= GIVEN EXERCISE =
Skip the pictures and quote all of the lines exactly.

------

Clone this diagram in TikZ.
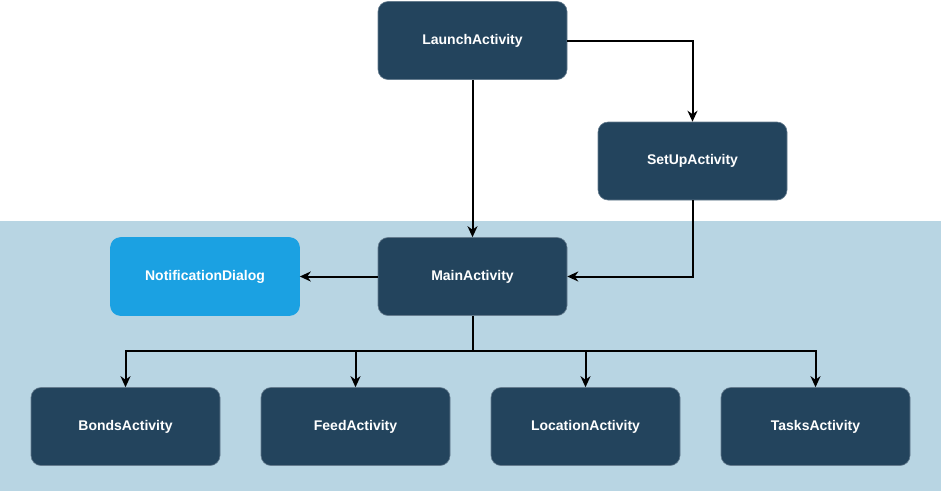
\documentclass[tikz,border=0pt]{standalone}
\usepackage{fontspec}
\setmainfont{Liberation Sans}
\usetikzlibrary{arrows.meta}
\definecolor{darkbox}{HTML}{23445D}
\definecolor{lightbox}{HTML}{1BA1E2}
\definecolor{bgblue}{HTML}{B8D5E3}
\begin{document}
\begin{tikzpicture}[x=1pt,y=-1pt,
  box/.style={draw=darkbox!70!white, line width=0.6pt, fill=darkbox, rounded corners=10pt, minimum width=189pt, minimum height=78pt, inner sep=0pt, text=white, font=\bfseries\fontsize{14}{16}\selectfont},
  lbox/.style={box, fill=lightbox, draw=lightbox},
  conn/.style={draw=black, line width=2pt, -{Stealth[length=11pt,width=10pt,inset=3.5pt]}},
  plain/.style={draw=black, line width=2pt}]
\useasboundingbox (0,0) rectangle (941,491);
\fill[bgblue] (0,221) rectangle (941,491);
\node[box] (launch) at (472.5,40.5) {LaunchActivity};
\node[box] (setup) at (692.5,161) {SetUpActivity};
\node[box] (main) at (472.5,276.5) {MainActivity};
\node[lbox] (notif) at (205,276.5) {NotificationDialog};
\node[box] (bonds) at (125.5,426.5) {BondsActivity};
\node[box] (feed) at (355.5,426.5) {FeedActivity};
\node[box] (loc) at (585.5,426.5) {LocationActivity};
\node[box] (tasks) at (815.5,426.5) {TasksActivity};
\coordinate (j) at (472.5,351);
\draw[conn] (launch) -- (main);
\draw[conn] (launch.east) -| (setup.north);
\draw[conn] (setup.south) |- (main.east);
\draw[conn] (main.west) -- (notif.east);
\draw[plain] (main.south) -- (j);
\draw[conn] (j) -| (bonds.north);
\draw[conn] (j) -| (feed.north);
\draw[conn] (j) -| (loc.north);
\draw[conn] (j) -| (tasks.north);
\end{tikzpicture}
\end{document}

------

= SOLUTION =
Clone this diagram in TikZ.
\documentclass[tikz,border=0pt]{standalone}
\usepackage{fontspec}
\setmainfont{Liberation Sans}
\usetikzlibrary{arrows.meta}
\definecolor{darkbox}{HTML}{23445D}
\definecolor{lightbox}{HTML}{1BA1E2}
\definecolor{bgblue}{HTML}{B8D5E3}
\begin{document}
\begin{tikzpicture}[x=1pt,y=-1pt,
  box/.style={draw=darkbox!70!white, line width=0.6pt, fill=darkbox, rounded corners=10pt, minimum width=189pt, minimum height=78pt, inner sep=0pt, text=white, font=\bfseries\fontsize{14}{16}\selectfont},
  lbox/.style={box, fill=lightbox, draw=lightbox},
  conn/.style={draw=black, line width=2pt, -{Stealth[length=11pt,width=10pt,inset=3.5pt]}},
  plain/.style={draw=black, line width=2pt}]
\useasboundingbox (0,0) rectangle (941,491);
\fill[bgblue] (0,221) rectangle (941,491);
\node[box] (launch) at (472.5,40.5) {LaunchActivity};
\node[box] (setup) at (692.5,161) {SetUpActivity};
\node[box] (main) at (472.5,276.5) {MainActivity};
\node[lbox] (notif) at (205,276.5) {NotificationDialog};
\node[box] (bonds) at (125.5,426.5) {BondsActivity};
\node[box] (feed) at (355.5,426.5) {FeedActivity};
\node[box] (loc) at (585.5,426.5) {LocationActivity};
\node[box] (tasks) at (815.5,426.5) {TasksActivity};
\coordinate (j) at (472.5,351);
\draw[conn] (launch) -- (main);
\draw[conn] (launch.east) -| (setup.north);
\draw[conn] (setup.south) |- (main.east);
\draw[conn] (main.west) -- (notif.east);
\draw[plain] (main.south) -- (j);
\draw[conn] (j) -| (bonds.north);
\draw[conn] (j) -| (feed.north);
\draw[conn] (j) -| (loc.north);
\draw[conn] (j) -| (tasks.north);
\end{tikzpicture}
\end{document}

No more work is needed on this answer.